En definitiva, en la postmodernidad, tras la pérdida de la fe en alcanzar una única verdad moral mediante la razón, se erigen dos grandes referentes morales que conforman sendas opciones para convertirse en el eje sobre el que vertebrar la acción moral: Yo y el Otro. Tomados como únicos referentes pueden llegar a generar individualismo y Narcisismo (en el caso del Yo) o dependencia en el caso de tomar exclusivamente el criterio del Otro como referente desde el que tomar las decisiones. Por eso, se hace necesario encontrar un equilibrio en que el propio sujeto (yo) sea agente-creador de la acción moral teniendo siempre como punto de referencia al Otro.

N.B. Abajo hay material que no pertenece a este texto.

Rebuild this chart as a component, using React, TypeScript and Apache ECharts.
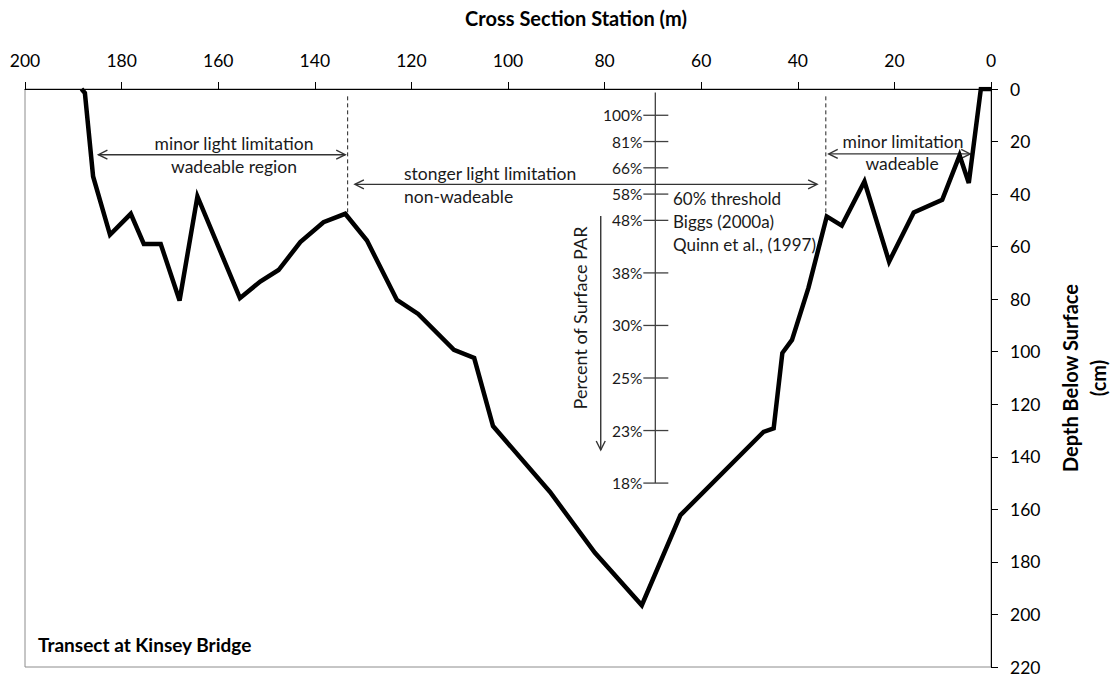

La Pedagogía en la Postmodernidad

Hegemonía y educación en la modernidad

La escuela de occidente hunde sus raíces en la pretensión ilustrada y moderna de ofrecer un espacio objetivo y neutral de igualdad de oportunidades, donde todos los individuos independientemente de sus peculiares condiciones de origen económico, social, cultural o sexual puedan acceder a la cultura pública universal. Esto conduce al diseño de una institución pública, gratuita y obligatoria, que confía en la objetividad y asepsia de la racionalidad moderna como criterio con el que demarcar qué contenidos, valores deben formar parte de esa instrucción universal.

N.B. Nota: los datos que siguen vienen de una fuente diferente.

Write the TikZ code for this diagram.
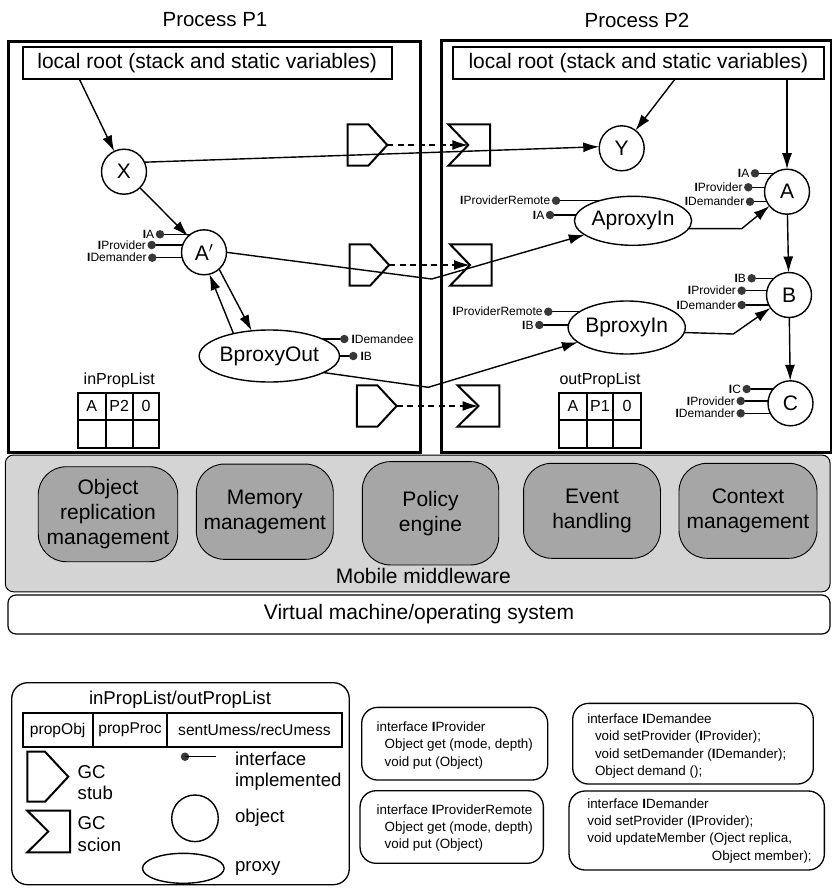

Sin embargo, la razón llega a convertirse en la modernidad en el nuevo tótem con el que alzar significados culturales a la categoría de universales o absolutos. El racionalismo absoluto de la modernidad, hace estragos en el sistema educativo. Así por ejemplo, el delimitar o empaquetar en el currículum unos contenidos académicos dados como científicos y universalmente valiosos –pero paradójicamente completamente asignificativos para que el individuo pueda interpretar su vivencia y experiencia cotidiana con la realidad−; la creación de un currículum oficial y oficioso en el que se privilegian los significados o referentes culturales de unas comunidades sobre los de otras; la proliferación de una prácticas profesionales docentes en las que predomina la realización de acciones funcionariales, pero donde a los docentes se les coarta la posibilidad de generar espacios y tiempos que hagan posible la confrontación respetuosa y el enriquecimiento entre significados de distintas culturas, son, a mi entender, algunos de los males que las desviaciones de la modernidad ha traído a la institución escolar contemporánea.

La escuela ha sido, y en ocasiones lo sigue siendo, un escenario de este uso desviado de la racionalidad. Y es que, el modelo educativo de la modernidad, basado en la razón como herramienta con la que descubrir la verdad absoluta, ha ido configurando y delimitando los objetivos y contenidos que debían ser transmitidos en la escuela. En estas escuelas, los alumnos tienden a asimilar las verdades y contenidos que les son transmitidas. Dichas verdades, por un lado, en su mayoría resultan asignificativas e inservibles para que el alumnado las conecte y les sirvan para interpretar racional y críticamente sus experiencias y realidades cotidianas; y por otro lado, dichas verdades suelen mostrar una visión sesgada y parcial de la realidad, que sin embargo, habitualmente se suele presentar como verdades fundamentales para la vida que no dejan lugar a otros saberes.

Esta desubstanciación del saber está provocada por la concepción instrumental y tecnócrata de la racionalidad y además termina arrojando a los maestros al rol de técnicos. Como afirma Labarre el problema con esta perspectiva es que promociona un modelo tecnocrático de la enseñanza y tiende a ocultar el contenido ético de los problemas instructivos. De esta forma, los maestros y educadores quedan relegados a utilizar sus capacidades mentales y racionales para transmitir los objetivos y contenidos que “les vienen desde arriba”: (administración, editoriales o expertos) sin poner en tela de juicio el sentido y la función que tienen y van a desempeñar dichos objetivos y contenidos.

Efectivamente, los profesionales de la educación corremos el riesgo de no ser muy conscientes del ‘funcionarismo’ en el que podemos vernos abocados, del abandono negligente de nuestros derechos y deberes democráticos, de no ejercer nuestra capacidad de racionalidad crítica, a partir de la cual discernir y reflexionar sobre el modelo de sociedad y de persona que estamos contribuyendo a construir.